This week I was hit by the perfect storm. I came across an environment that had two issues occur that created a nightmare, which I lost sleep over. Had these events occurred separately I would have had no problems and navigated them quite easily. Well, if our jobs were easy we would be bored and easily replaced by computer subroutines. And for those of us who are consultants we wouldn’t get those nice perks that come with our job. So, this week I dropped everything, cried a little, asked my boss if I could quit and faced the nightmare like a good consultant. Enough bloviating, let’s get to it.
First this environment runs on the, now EOS/EOL MCS 7845-I3, which in itself is a great teacher of patience with its (what feels like) 20 minute uEFI boot times. The Publisher started displaying that amber light we’ve all seen before on one of the hard drives. No big deal right? I logged in and discovered that the Publisher’s filesystem went into read only mode. Great. After a ‘show hardware’ it was discovered three of the four hard drives were gone. 1 failed and 2 in imminent failure mode.
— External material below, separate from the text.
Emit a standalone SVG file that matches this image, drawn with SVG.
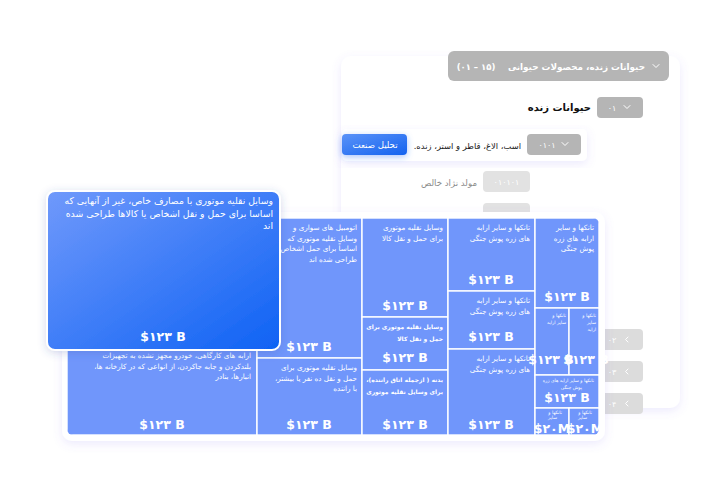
<svg xmlns="http://www.w3.org/2000/svg" width="720" height="480" viewBox="0 0 720 480">
<defs>
<filter id="sh" x="-10%" y="-10%" width="120%" height="130%">
<feDropShadow dx="0" dy="3" stdDeviation="5" flood-color="#7b6cf0" flood-opacity="0.14"/>
</filter>
<filter id="sh2" x="-10%" y="-10%" width="120%" height="130%">
<feDropShadow dx="0" dy="2" stdDeviation="4" flood-color="#3a4aa0" flood-opacity="0.22"/>
</filter>
<filter id="shb" x="-20%" y="-30%" width="140%" height="170%">
<feDropShadow dx="0" dy="2" stdDeviation="3" flood-color="#2f6df5" flood-opacity="0.4"/>
</filter>
<linearGradient id="gCard" x1="0" y1="0" x2="1" y2="1">
<stop offset="0" stop-color="#7099fb"/>
<stop offset="1" stop-color="#0e62f4"/>
</linearGradient>
<linearGradient id="gBtn" x1="0" y1="0" x2="1" y2="1">
<stop offset="0" stop-color="#5a93f8"/>
<stop offset="1" stop-color="#1462ef"/>
</linearGradient>
<clipPath id="tmClip"><rect x="67" y="218" width="532" height="217" rx="6"/></clipPath>
<style>
text{font-family:"DejaVu Sans",sans-serif}
.fa{text-anchor:end}
.w{fill:#ffffff}
.cell{fill:#7096fb;stroke:#ffffff;stroke-width:1.4}
.ct{fill:#ffffff;font-size:7.2px;text-anchor:end}
.cb{fill:#ffffff;font-size:6px;font-weight:bold;text-anchor:end}
.ctiny{fill:#ffffff;font-size:4.6px;text-anchor:end}
.val{fill:#ffffff;font-size:12.5px;font-weight:bold;text-anchor:middle}
.chev{fill:none;stroke:#ffffff;stroke-width:1;stroke-linecap:round;stroke-linejoin:round}
.gbtn{fill:#b5b5b5}
.lbtn{fill:#e2e2e2}
.sbtn{fill:#dcdcdc}
</style>
</defs>
<rect width="720" height="480" fill="#ffffff"/>

<!-- Back panel -->
<g id="panel">
<rect x="341" y="56" width="339" height="352" rx="10" fill="#ffffff" filter="url(#sh)"/>
</g>
<g id="header">
<rect x="448" y="51" width="221" height="30" rx="6" class="gbtn"/>
<text x="645" y="70" class="fa w" font-size="8.8" font-weight="bold">حیوانات زنده، محصولات حیوانی&#x200F;</text>
<path d="M653 64.5 l3 3 l3 -3" class="chev"/>
<text x="476" y="70" class="w" font-size="8.5" font-weight="bold" text-anchor="middle">(۰۱ – ۱۵)</text>
</g>
<g id="level1">
<rect x="597" y="97" width="46" height="21" rx="4" class="gbtn"/>
<text x="612" y="111" class="w" font-size="8" text-anchor="middle">۰۱</text>
<path d="M624 105.5 l3 3 l3 -3" class="chev"/>
<text x="591" y="110.5" class="fa" font-size="10" font-weight="bold" fill="#111111">حیوانات زنده</text>
</g>
<g id="level2">
<rect x="342" y="129" width="245" height="32" rx="5" fill="#ffffff" filter="url(#sh)"/>
<rect x="342" y="134" width="65" height="21" rx="4" fill="url(#gBtn)" filter="url(#shb)"/>
<text x="375" y="148" class="w" font-size="8.6" text-anchor="middle">تحلیل صنعت</text>
<text x="521" y="148.5" class="fa" font-size="8.4" fill="#1a1a1a">اسب، الاغ، قاطر و استر، زنده.&#x200F;</text>
<rect x="527" y="134" width="54" height="21" rx="4" class="gbtn"/>
<text x="547" y="148" class="w" font-size="8" text-anchor="middle">۰۱۰۱</text>
<path d="M562 142.5 l3 3 l3 -3" class="chev"/>
</g>
<g id="level3">
<rect x="483" y="171" width="47" height="21" rx="4" class="lbtn"/>
<text x="506.5" y="185" class="w" font-size="8" text-anchor="middle">۰۱۰۱۰۱</text>
<text x="477" y="185.5" class="fa" font-size="8.6" fill="#8a8a8a">مولد نژاد خالص</text>
<rect x="483" y="203" width="47" height="21" rx="4" class="lbtn"/>
<text x="506.5" y="217" class="w" font-size="8" text-anchor="middle">۰۱۰۱۰۱</text>
</g>
<g id="side-buttons">
<rect x="598" y="329" width="45" height="21" rx="4" class="sbtn"/>
<text x="612" y="343" class="w" font-size="8" text-anchor="middle">۰۲</text>
<path d="M628 337 l-2.5 2.5 l2.5 2.5" class="chev"/>
<rect x="598" y="361" width="45" height="21" rx="4" class="sbtn"/>
<text x="612" y="375" class="w" font-size="8" text-anchor="middle">۰۳</text>
<path d="M628 369 l-2.5 2.5 l2.5 2.5" class="chev"/>
<rect x="598" y="393" width="45" height="21" rx="4" class="sbtn"/>
<text x="612" y="407" class="w" font-size="8" text-anchor="middle">۰۴</text>
<path d="M628 401 l-2.5 2.5 l2.5 2.5" class="chev"/>
</g>

<!-- Treemap card -->
<g id="treemap-card">
<rect x="62" y="212" width="543" height="229" rx="10" fill="#ffffff" filter="url(#sh)"/>
</g>
<g id="treemap" clip-path="url(#tmClip)">
<g id="cell-special">
<rect x="67" y="218" width="190" height="128" class="cell"/>
</g>
<g id="cell-workshop">
<rect x="67" y="346" width="190" height="89" class="cell"/>
<text x="251" y="358" class="ct">ارابه های کارگاهی، خودرو مجهز نشده به تجهیزات</text>
<text x="251" y="368.5" class="ct">بلندکردن و جابه جاکردن، از انواعی که در کارخانه ها،&#x200F;</text>
<text x="251" y="379" class="ct">انبارها، بنادر</text>
<text x="162" y="429" class="val">$۱۲۳ B</text>
</g>
<g id="cell-cars">
<rect x="257" y="218" width="105" height="140" class="cell"/>
<text x="357" y="230" class="ct">اتومبیل های سواری و</text>
<text x="357" y="240.5" class="ct">وسایل نقلیه موتوری که</text>
<text x="357" y="251" class="ct">اساساً برای حمل اشخاص</text>
<text x="357" y="261.5" class="ct">طراحی شده اند</text>
<text x="309" y="351" class="val">$۱۲۳ B</text>
</g>
<g id="cell-bus">
<rect x="257" y="358" width="105" height="77" class="cell"/>
<text x="357" y="370" class="ct">وسایل نقلیه موتوری برای</text>
<text x="357" y="380.5" class="ct">حمل و نقل ده نفر یا بیشتر،&#x200F;</text>
<text x="357" y="391" class="ct">با راننده</text>
<text x="309" y="429" class="val">$۱۲۳ B</text>
</g>
<g id="cell-goods1">
<rect x="362" y="218" width="86" height="99" class="cell"/>
<text x="443" y="230" class="ct">وسایل نقلیه موتوری</text>
<text x="443" y="240.5" class="ct">برای حمل و نقل کالا</text>
<text x="405" y="310" class="val">$۱۲۳ B</text>
</g>
<g id="cell-goods2">
<rect x="362" y="317" width="86" height="53" class="cell"/>
<text x="443" y="329" class="cb">وسایل نقلیه موتوری برای</text>
<text x="443" y="341" class="cb">حمل و نقل کالا</text>
<text x="405" y="362" class="val">$۱۲۳ B</text>
</g>
<g id="cell-body">
<rect x="362" y="370" width="86" height="65" class="cell"/>
<text x="443" y="382" class="cb">بدنه ( ازجمله اتاق راننده)،&#x200F;</text>
<text x="443" y="394" class="cb">برای وسایل نقلیه موتوری</text>
<text x="405" y="429" class="val">$۱۲۳ B</text>
</g>
<g id="cell-tank1">
<rect x="448" y="218" width="87" height="73" class="cell"/>
<text x="530" y="230" class="ct">تانکها و سایر ارابه</text>
<text x="530" y="240.5" class="ct">های زره پوش جنگی</text>
<text x="491" y="284" class="val">$۱۲۳ B</text>
</g>
<g id="cell-tank2">
<rect x="448" y="291" width="87" height="58" class="cell"/>
<text x="530" y="303" class="ct">تانکها و سایر ارابه</text>
<text x="530" y="313.5" class="ct">های زره پوش جنگی</text>
<text x="491" y="341" class="val">$۱۲۳ B</text>
</g>
<g id="cell-tank3">
<rect x="448" y="349" width="87" height="86" class="cell"/>
<text x="530" y="361" class="ct">تانکها و سایر ارابه</text>
<text x="530" y="371.5" class="ct">های زره پوش جنگی</text>
<text x="491" y="429" class="val">$۱۲۳ B</text>
</g>
<g id="cell-tank4">
<rect x="535" y="218" width="64" height="90" class="cell"/>
<text x="594" y="230" class="ct">تانکها و سایر</text>
<text x="594" y="240.5" class="ct">ارابه های زره</text>
<text x="594" y="251" class="ct">پوش جنگی</text>
<text x="567" y="301" class="val">$۱۲۳ B</text>
</g>
<g id="cell-tank5">
<rect x="535" y="308" width="34" height="67" class="cell"/>
<text x="566" y="317" class="ctiny">تانکها و</text>
<text x="566" y="324" class="ctiny">سایر ارابه</text>
</g>
<g id="cell-tank6">
<rect x="569" y="308" width="30" height="67" class="cell"/>
<text x="596" y="317" class="ctiny">تانکها و</text>
<text x="596" y="324" class="ctiny">سایر</text>
<text x="596" y="331" class="ctiny">ارابه</text>
</g>
<g id="cell-tank7">
<rect x="535" y="375" width="64" height="33" class="cell"/>
<text x="594" y="382" class="ctiny">تانکها و سایر ارابه های زره</text>
<text x="582" y="388.5" class="ctiny">پوش جنگی</text>
<text x="567" y="402" class="val" font-size="9.5">$۱۲۳ B</text>
</g>
<g id="cell-tank8">
<rect x="535" y="408" width="34" height="27" class="cell"/>
<text x="562" y="413.5" class="ctiny">تانکها و</text>
<text x="557" y="419" class="ctiny">سایر</text>
<text x="552" y="432.5" class="val" font-size="5.8">$۲۰M</text>
</g>
<g id="cell-tank9">
<rect x="569" y="408" width="30" height="27" class="cell"/>
<text x="592" y="413.5" class="ctiny">تانکها و</text>
<text x="587" y="419" class="ctiny">سایر</text>
<text x="585" y="432.5" class="val" font-size="5.8">$۲۰M</text>
</g>
</g>
<g id="overflow-values">
<text x="551" y="364" class="val" font-size="8.8">$۱۲۳ B</text>
<text x="586" y="364" class="val" font-size="8.8">$۱۲۳ B</text>
</g>

<!-- Floating highlighted card -->
<g id="hover-card">
<rect x="47" y="191" width="233" height="159" rx="8" fill="url(#gCard)" stroke="#ffffff" stroke-width="2" filter="url(#sh2)"/>
<text x="273" y="204" class="fa w" font-size="9.3">وسایل نقلیه موتوری با مصارف خاص، غیر از آنهایی که</text>
<text x="273" y="216.5" class="fa w" font-size="9.3">اساسا برای حمل و نقل اشخاص یا کالاها طراحی شده</text>
<text x="273" y="229" class="fa w" font-size="9.3">اند</text>
<text x="163" y="341" class="val" font-size="15">$۱۲۳ B</text>
</g>
</svg>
TAC case opened to get the drives replaced, done. Next step grab the last successful DRS backup to prepare for a Publisher restore. Life’s OK.
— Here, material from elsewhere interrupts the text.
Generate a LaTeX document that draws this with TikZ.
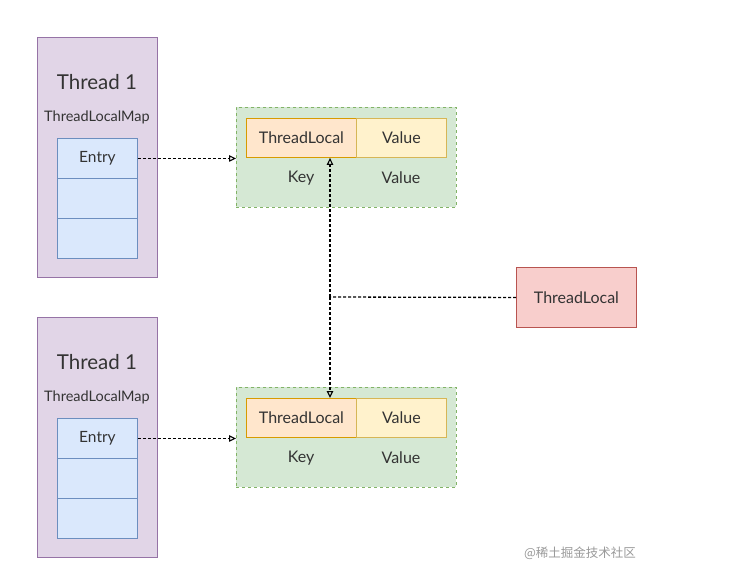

Here is where I started to get upset and our second event occurs: DRS had been failing for months. Only the Publisher showed as complete. At this point I’m like great, I have to attempt a restore from an incomplete backup which I’ve never seen work but this is me so it’ll work this time right? So the drives come in and I go through the forever process of installing UCM on the Publisher, which was easy. During this time I remembered why I love UCS and Collaboration in a virtualized environment, pondered life and attempted to formulate the plan on rebuilding a production cluster from scratch, if this restore didn’t work. Four or so hours later I got to attempt the restore and wait, what? DRS will only restore CDR from those incomplete backups. Great, I called it a night and went to bed, seriously.
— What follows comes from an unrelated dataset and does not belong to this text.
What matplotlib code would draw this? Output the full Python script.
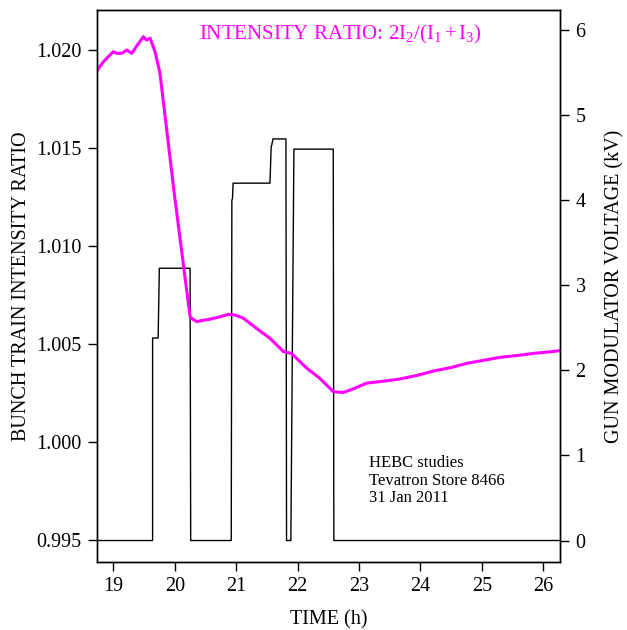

After a sleepless night I reached out to Cisco TAC and one of the best Collaboration SEs I’ve ever worked with, who is also a CCIE. Affer a few minutes the SE shares this document on how to restore a Publisher from a Subscriber with no previous DRS backups. First, I felt like he should have delivered that to me in a LMGTFY link and then second, I was thankful for all of those previous cases opened by people who were screwed by lazy consultants or bad network engineers who never cared to make sure backups were set up. After three hours I was able to successfully restore the Publisher without impacting call processing. I chose this moment to set up those pesky RSA IMM boards and update the server firmware as well, so I did cause brief outages but this document worked great.
- I knew the cluster Security Password, if you don’t I believe you’re out of luck
- The Publisher was glass housed
If you ever find yourself in this situation, follow it to the letter.